Investors hoping to cash in on the growing strength of Chinese consumers might consider the Global X China Consumer Exchange Traded Fund. Launched by New York asset manager Global X on Dec. 1, the ETF is the first designed to tap into what could become a big driver of the world economy. On Nov. 13, China President Hu Jintao said China will take "vigorous" steps to boost domestic demand. "The next wave of global growth is going to come from developing a consumer base in China," says Bruno del Ama, CEO of Global X. Retail and food companies make up more than 50% of the fund, which charges 0.65% in fees and other expenses. Global X also launched an ETF to track China's industrial sector. Through Nov. 30, China's Shanghai Composite stock market index returned 78%—some 48% below its all-time October 2007 high.

Gold Continues to Surge

After hitting a bump in the road, gold continues its recent surge. Its price fell by as much as 4.2% on Nov. 27 as nervous investors, spooked by Dubai's attempt to postpone debt payments, rushed to the safety of the U.S. dollar. (Since gold is bought and sold in dollars, gold and the dollar tend to move inversely to one another.) The drop wasn't as drastic as it first appeared, says Barclays Capital (BCS) technical analyst Jordan Kotick. Gold bottomed at $1,137 an ounce, well above $1,127, the point at which technical analysts say demand will outweigh supply, and finished the day at $1,177.63, down just 0.9%.

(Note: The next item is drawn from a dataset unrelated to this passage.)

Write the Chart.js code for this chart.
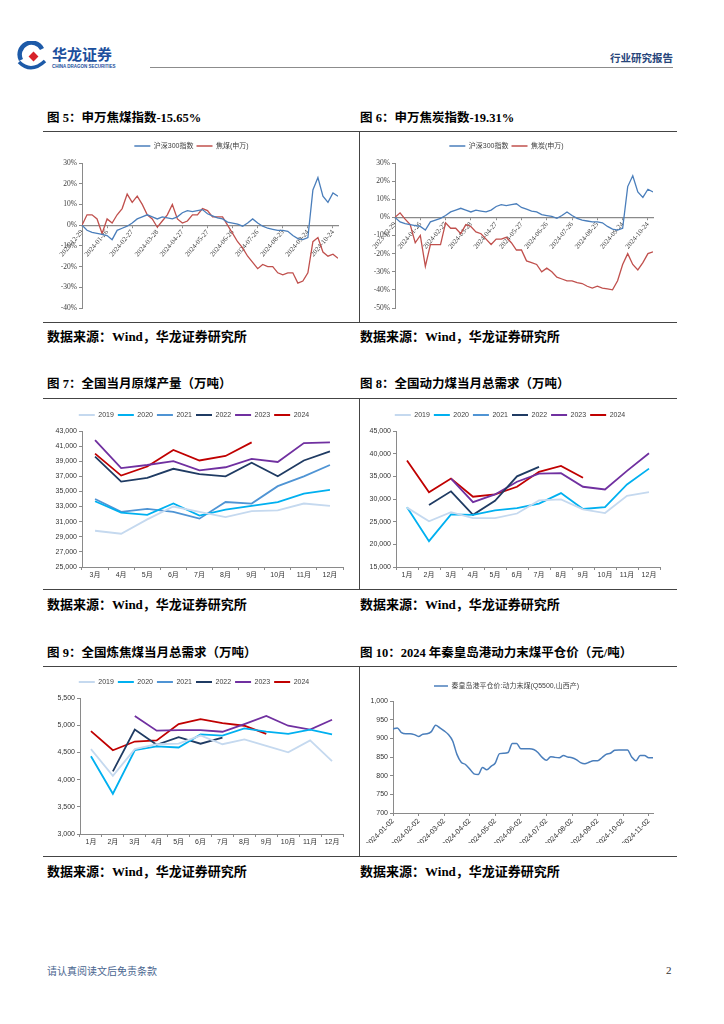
<!DOCTYPE html>
<html>
<head>
<meta charset="utf-8">
<script src="https://cdn.jsdelivr.net/npm/chart.js@4.4.1/dist/chart.umd.min.js"></script>
<style>
  body { margin: 0; background: #fff; }
  #page { position: relative; width: 724px; height: 1024px; overflow: hidden;
          font-family: "Liberation Serif", "Noto Sans CJK SC", serif; color: #000; }
  .abs { position: absolute; }
  .ttl { position: absolute; font-size: 12.5px; font-weight: bold; line-height: 16px; white-space: nowrap; }
  .src { position: absolute; font-size: 13px; font-weight: bold; line-height: 16px; white-space: nowrap; }
  .hl  { position: absolute; height: 0; border-top: 1.5px solid #444; }
  .vl  { position: absolute; width: 0; border-left: 1.5px solid #444; }
  .box { position: absolute; }
</style>
</head>
<body>
<div id="page">
  <!-- header -->
  <svg class="abs" style="left:16px;top:41px" width="32" height="32" viewBox="0 0 32 32">
    <path d="M5 19 A11.5 11.5 0 0 1 26 8" stroke="#1d5aa8" stroke-width="4.5" fill="none"/>
    <path d="M3 21 Q15 33 29 20" stroke="#1d5aa8" stroke-width="3.5" fill="none"/>
    <rect x="14" y="12" width="7" height="7" fill="#d8232a" transform="rotate(45 17.5 15.5)"/>
  </svg>
  <div class="abs" style="left:52px;top:45px;font:bold 15px 'Noto Sans CJK SC';color:#1c4f9c;line-height:18px;">华龙证券</div>
  <div class="abs" style="left:52px;top:64px;font:bold 4.5px 'Liberation Sans';color:#1c4f9c;line-height:5px;">CHINA DRAGON SECURITIES</div>
  <div class="hl" style="left:150px;top:67px;width:523px;border-top:1.5px solid #8c8c8c;"></div>
  <div class="abs" style="left:610px;top:51px;font:bold 10.5px 'Noto Sans CJK SC';color:#27457a;line-height:14px;">行业研究报告</div>

  <!-- row 1 -->
  <div class="ttl" style="left:47px;top:110px;">图 5：申万焦煤指数-15.65%</div>
  <div class="ttl" style="left:360px;top:110px;">图 6：申万焦炭指数-19.31%</div>
  <div class="hl" style="left:43px;top:131px;width:634px;"></div>
  <div class="vl" style="left:359px;top:131px;height:191px;"></div>
  <div class="hl" style="left:43px;top:322px;width:634px;"></div>
  <div class="box" style="left:45px;top:136px;width:313px;height:184px;"><canvas id="c5"></canvas></div>
  <div class="box" style="left:360px;top:136px;width:315px;height:184px;"><canvas id="c6"></canvas></div>
  <div class="src" style="left:47px;top:329px;">数据来源：Wind，华龙证券研究所</div>
  <div class="src" style="left:360px;top:329px;">数据来源：Wind，华龙证券研究所</div>

  <!-- row 2 -->
  <div class="ttl" style="left:47px;top:376px;">图 7：全国当月原煤产量（万吨）</div>
  <div class="ttl" style="left:360px;top:376px;">图 8：全国动力煤当月总需求（万吨）</div>
  <div class="hl" style="left:43px;top:398px;width:634px;"></div>
  <div class="vl" style="left:359px;top:398px;height:191px;"></div>
  <div class="hl" style="left:43px;top:589px;width:634px;"></div>
  <div class="box" style="left:45px;top:400px;width:313px;height:188px;"><canvas id="c7"></canvas></div>
  <div class="box" style="left:360px;top:400px;width:315px;height:188px;"><canvas id="c8"></canvas></div>
  <div class="src" style="left:47px;top:597px;">数据来源：Wind，华龙证券研究所</div>
  <div class="src" style="left:360px;top:597px;">数据来源：Wind，华龙证券研究所</div>

  <!-- row 3 -->
  <div class="ttl" style="left:47px;top:645px;">图 9：全国炼焦煤当月总需求（万吨）</div>
  <div class="ttl" style="left:360px;top:645px;">图 10：2024 年秦皇岛港动力末煤平仓价（元/吨）</div>
  <div class="hl" style="left:43px;top:666px;width:634px;"></div>
  <div class="vl" style="left:359px;top:666px;height:190px;"></div>
  <div class="hl" style="left:43px;top:856px;width:634px;"></div>
  <div class="box" style="left:45px;top:668px;width:313px;height:186px;"><canvas id="c9"></canvas></div>
  <div class="box" style="left:360px;top:668px;width:315px;height:186px;"><canvas id="c10"></canvas></div>
  <div class="src" style="left:47px;top:864px;">数据来源：Wind，华龙证券研究所</div>
  <div class="src" style="left:360px;top:864px;">数据来源：Wind，华龙证券研究所</div>

  <!-- footer -->
  <div class="abs" style="left:47px;top:964px;font:10px 'Noto Sans CJK SC';color:#4a6690;line-height:14px;">请认真阅读文后免责条款</div>
  <div class="abs" style="left:666px;top:963px;font:11px 'Liberation Serif';color:#333;line-height:14px;">2</div>
</div>

<script>
// ---- figure 5 / 6 : index performance (%), one point every few trading days ----
const indexTickDates = ['2023-12-29','2024-01-26','2024-02-27','2024-03-28','2024-04-27','2024-05-27',
                        '2024-06-26','2024-07-26','2024-08-25','2024-09-24','2024-10-24'];
const indexTickStep = 5;
const hs300 = [0, -2.5, -3.5, -4, -4.5, -5, -7, -2.5, -1.5, -0.5, 1, 3, 4, 5, 4, 3, 4, 3.5, 3, 4,
               6, 7, 6.5, 7, 7.5, 5.5, 4.5, 3.5, 3, 1.5, 1, 0.5, -0.5, 1, 3, 1, -0.5, -1.5, -2, -2.5,
               -2.5, -3, -5, -6.5, -7, -6, 17, 23, 14, 11, 15.5, 14];
const cokingCoal = [0, 5, 5, 3, -4, 3, 1, 5, 8, 15, 11, 14, 10, 5, 3, -1, 2, 5, 10, 3,
                    1, 2, 5, 5, 8, 7, 4, 4, 4, 0, -4, -8, -11, -15, -18, -21, -19, -20, -20, -23,
                    -24, -23, -23, -28, -27, -23, -8, -6, -13, -15, -14, -16];
const coke = [0, 2.5, -1, -4, -14, -10, -27, -15, -15, -15, -3, -6, -6, -9, -4, -5, -8, -9, -12, -15,
              -12, -12, -11, -14, -18, -18, -24, -25, -26, -30, -28, -30, -33, -34, -35, -35, -36, -36.5, -38, -39,
              -38, -39, -39.5, -40, -35, -26, -20, -26, -29, -25, -20, -19];

// ---- figure 7 / 8 / 9 : monthly series by year ----
const years = ['2019', '2020', '2021', '2022', '2023', '2024'];
const yearColors = ['#c5d9ef', '#00b0f0', '#4f94d4', '#1f3b63', '#7030a0', '#c00000'];
const monthsMarDec = ['3月','4月','5月','6月','7月','8月','9月','10月','11月','12月'];
const months = ['1月','2月','3月','4月','5月','6月','7月','8月','9月','10月','11月','12月'];

const rawCoal2019 = [29800, 29400, 31300, 33000, 32300, 31600, 32400, 32500, 33400, 33100];
const rawCoal2020 = [33700, 32200, 31900, 33400, 31800, 32600, 33100, 33600, 34700, 35200];
const rawCoal2021 = [34000, 32300, 32700, 32300, 31400, 33600, 33400, 35700, 37000, 38500];
const rawCoal2022 = [39600, 36300, 36800, 38000, 37300, 37000, 38800, 37000, 39100, 40300];
const rawCoal2023 = [41800, 38100, 38500, 39000, 37800, 38200, 39300, 38900, 41400, 41500];
const rawCoal2024 = [40000, 37100, 38300, 40500, 39100, 39700, 41500, null, null, null];

const thermal2019 = [28100, 25100, 27100, 25800, 25800, 26800, 29700, 29900, 27700, 26900, 30700, 31500];
const thermal2020 = [28200, 20700, 26600, 26500, 27500, 28000, 29000, 31300, 27800, 28200, 33200, 36700];
const thermal2021 = [null, null, null, null, null, null, null, null, null, null, null, null];
const thermal2022 = [null, 28700, 31700, 26500, 29600, 35000, 37100, null, null, null, null, null];
const thermal2023 = [null, null, 34500, 29300, 31000, 33800, 35600, 35700, 32700, 32100, 36200, 40100];
const thermal2024 = [38500, 31500, 34500, 30500, 31000, 32700, 36000, 37300, 34700, null, null, null];

const coking2019 = [4560, 4070, 4560, 4650, 4660, 4810, 4650, 4740, 4620, 4500, 4720, 4340];
const coking2020 = [4430, 3740, 4540, 4610, 4590, 4830, 4810, 4940, 4880, 4840, 4920, 4830];
const coking2021 = [null, null, null, null, null, null, null, null, null, null, null, null];
const coking2022 = [null, 4150, 4920, 4640, 4780, 4660, 4770, null, null, null, null, null];
const coking2023 = [null, null, 5170, 4900, 4910, 4910, 4880, 5020, 5170, 4990, 4920, 5100];
const coking2024 = [4890, 4540, 4700, 4720, 5020, 5110, 5040, 4990, 4840, null, null, null];

// ---- figure 10 : Qinhuangdao thermal coal price, ~5-day samples ----
const priceTickDates = ['2024-01-02','2024-02-02','2024-03-02','2024-04-02','2024-05-02','2024-06-02',
                        '2024-07-02','2024-08-02','2024-09-02','2024-10-02','2024-11-02'];
const priceTickStep = 6;
const qhdPrice = [925, 928, 915, 912, 912, 910, 905, 911, 912, 918, 935, 928, 920, 910, 893, 857,
                  836, 830, 818, 805, 803, 822, 816, 825, 834, 859, 860, 862, 886, 886, 872, 872,
                  872, 870, 862, 849, 841, 851, 849, 848, 854, 850, 848, 843, 835, 832, 836, 840,
                  840, 848, 857, 860, 868, 869, 869, 869, 850, 840, 854, 854, 848, 848];

Chart.defaults.animation = false;
Chart.defaults.responsive = true;
Chart.defaults.maintainAspectRatio = false;
Chart.defaults.color = '#404040';
Chart.defaults.plugins.tooltip.enabled = false;

const SERIF = "'Liberation Serif', 'Noto Sans CJK SC', serif";
const SANS = "'Liberation Sans', 'Noto Sans CJK SC', sans-serif";
const AXIS = '#8a8a8a';

// fixes the legend block height so the plot top lands where the original has it
function legendHeight(h) {
  return {
    id: 'legendHeight',
    beforeInit(chart) {
      const fit = chart.legend.fit;
      chart.legend.fit = function () { fit.call(this); this.height = h; };
    }
  };
}

function legendOpts(size, family, padding, lineW) {
  return {
    position: 'top',
    labels: {
      usePointStyle: true, pointStyle: 'line', pointStyleWidth: lineW,
      boxHeight: size, padding, color: '#404040', font: { size, family }
    }
  };
}

function lineSet(label, data, color, width) {
  return {
    label, data, borderColor: color, backgroundColor: color,
    borderWidth: width, pointRadius: 0, pointBorderWidth: width, pointBorderColor: color,
    tension: 0, spanGaps: false
  };
}

const toXY = arr => arr.map((v, i) => ({ x: i, y: v }));

function indexChart(id, redLabel, redData, yMin, yWidth, pad) {
  new Chart(document.getElementById(id), {
    type: 'line',
    data: {
      datasets: [
        lineSet('沪深300指数', toXY(hs300), '#4a7ebb', 1.3),
        lineSet(redLabel, toXY(redData), '#c0504d', 1.3)
      ]
    },
    options: {
      layout: { padding: pad },
      plugins: { legend: legendOpts(7, SANS, 3, 16) },
      scales: {
        x: {
          type: 'linear', min: 0, max: hs300.length - 1, position: { y: 0 },
          afterBuildTicks: s => { s.ticks = indexTickDates.map((_, i) => ({ value: i * indexTickStep })); },
          ticks: {
            autoSkip: false, minRotation: 50, maxRotation: 50, padding: 1,
            font: { size: 7, family: SERIF }, color: '#404040',
            callback: v => indexTickDates[v / indexTickStep]
          },
          grid: { drawOnChartArea: false, drawTicks: true, tickLength: 2, color: AXIS },
          border: { color: AXIS, width: 1.2 }
        },
        y: {
          min: yMin, max: 30,
          afterFit: s => { s.width = yWidth; },
          ticks: { stepSize: 10, padding: 2, font: { size: 7.5, family: SERIF }, callback: v => v + '%' },
          grid: { drawOnChartArea: false, drawTicks: true, tickLength: 3, color: AXIS },
          border: { color: AXIS, width: 1 }
        }
      }
    },
    plugins: [legendHeight(23.5)]
  });
}

indexChart('c5', '焦煤(申万)', cokingCoal, -40, 37, { top: 3.5, left: 0, right: 20, bottom: 12 });
indexChart('c6', '焦炭(申万)', coke, -50, 35, { top: 3.5, left: 0, right: 22, bottom: 12 });

function yearChart(id, labels, series, yMin, yMax, step, yWidth, pad) {
  new Chart(document.getElementById(id), {
    type: 'line',
    data: {
      labels,
      datasets: years.map((y, i) => lineSet(y, series[i], yearColors[i], 1.8))
    },
    options: {
      layout: { padding: pad },
      plugins: { legend: legendOpts(7, SANS, 4, 16) },
      scales: {
        x: {
          offset: true,
          afterFit: s => { s.height = 16; },
          ticks: { padding: 1, font: { size: 7, family: SANS }, color: '#333' },
          grid: { offset: true, drawOnChartArea: false, drawTicks: true, tickLength: 3, color: AXIS },
          border: { color: AXIS, width: 1 }
        },
        y: {
          min: yMin, max: yMax,
          afterFit: s => { s.width = yWidth; },
          ticks: { stepSize: step, padding: 2, font: { size: 7, family: SANS }, color: '#333',
                   callback: v => v.toLocaleString('en-US') },
          grid: { drawOnChartArea: false, drawTicks: true, tickLength: 3, color: AXIS },
          border: { color: AXIS, width: 1 }
        }
      }
    },
    plugins: [legendHeight(23.5)]
  });
}

yearChart('c7', monthsMarDec,
  [rawCoal2019, rawCoal2020, rawCoal2021, rawCoal2022, rawCoal2023, rawCoal2024],
  25000, 43000, 2000, 37, { top: 7.5, left: 0, right: 15, bottom: 5 });
yearChart('c8', months,
  [thermal2019, thermal2020, thermal2021, thermal2022, thermal2023, thermal2024],
  15000, 45000, 5000, 36, { top: 7.5, left: 0, right: 15, bottom: 5 });
yearChart('c9', months,
  [coking2019, coking2020, coking2021, coking2022, coking2023, coking2024],
  3000, 5500, 500, 35, { top: 6.5, left: 0, right: 15, bottom: 4 });

new Chart(document.getElementById('c10'), {
  type: 'line',
  data: {
    datasets: [Object.assign(
      lineSet('秦皇岛港平仓价:动力末煤(Q5500,山西产)', toXY(qhdPrice), '#4a7ebb', 1.5),
      { cubicInterpolationMode: 'monotone' })]
  },
  options: {
    layout: { padding: { top: 10.5, left: 0, right: 22, bottom: 11 } },
    plugins: { legend: legendOpts(7, SANS, 4, 14) },
    scales: {
      x: {
        type: 'linear', min: 0, max: qhdPrice.length - 1,
        afterBuildTicks: s => { s.ticks = priceTickDates.map((_, i) => ({ value: i * priceTickStep })); },
        afterFit: s => { s.height = 30; },
        ticks: {
          autoSkip: false, minRotation: 45, maxRotation: 45, padding: 1,
          font: { size: 7.2, family: SANS }, color: '#333',
          callback: v => priceTickDates[v / priceTickStep]
        },
        grid: { drawOnChartArea: false, drawTicks: true, tickLength: 3, color: AXIS },
        border: { color: AXIS, width: 1 }
      },
      y: {
        min: 700, max: 1000,
        afterFit: s => { s.width = 33; },
        ticks: { stepSize: 50, padding: 2, font: { size: 7, family: SANS }, color: '#333',
                 callback: v => v.toLocaleString('en-US') },
        grid: { drawOnChartArea: false, drawTicks: true, tickLength: 3, color: AXIS },
        border: { color: AXIS, width: 1 }
      }
    }
  },
  plugins: [legendHeight(22.5)]
});
</script>
</body>
</html>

On Dec. 1, gold traded at $1,201.63, an all-time high. It is poised to move higher. During breakouts that began in 2005 and 2007, gold shot up 54% and 60%, respectively. Its gain since Oct. 2, when the current rally began, is just 19%. Kotick expects it to reach $1,300 by March and says it could hit $1,500 by 2011.

Hedge Funds Boost Bets

Hedge funds are shoveling money into stocks as individuals make a quick exit, a sign to professional investors that the Standard & Poor's (MHP) 500-stock index should extend its gains. About $37.3 billion has left U.S. mutual funds since August, says the Investment Company Institute. In the third quarter, hedge funds boosted bets to the highest level since the end of 2007, data compiled by Goldman Sachs (GS), industry consultants, and Bloomberg show.

ICI numbers show individuals took $21.4 billion more out of equities than they added and put $312.8 billion into bonds in 2009 through Oct. 30. Over that period, says Morningstar (MORN), bear market and long-short mutual funds, designed to profit if stocks fall, got a record $10 billion from retail investors. (Asset managers have opened 19 long-short funds so far in 2009, the most in a year.) By contrast, Goldman Sachs data show hedge funds upping stakes in stocks by 21% in the third quarter.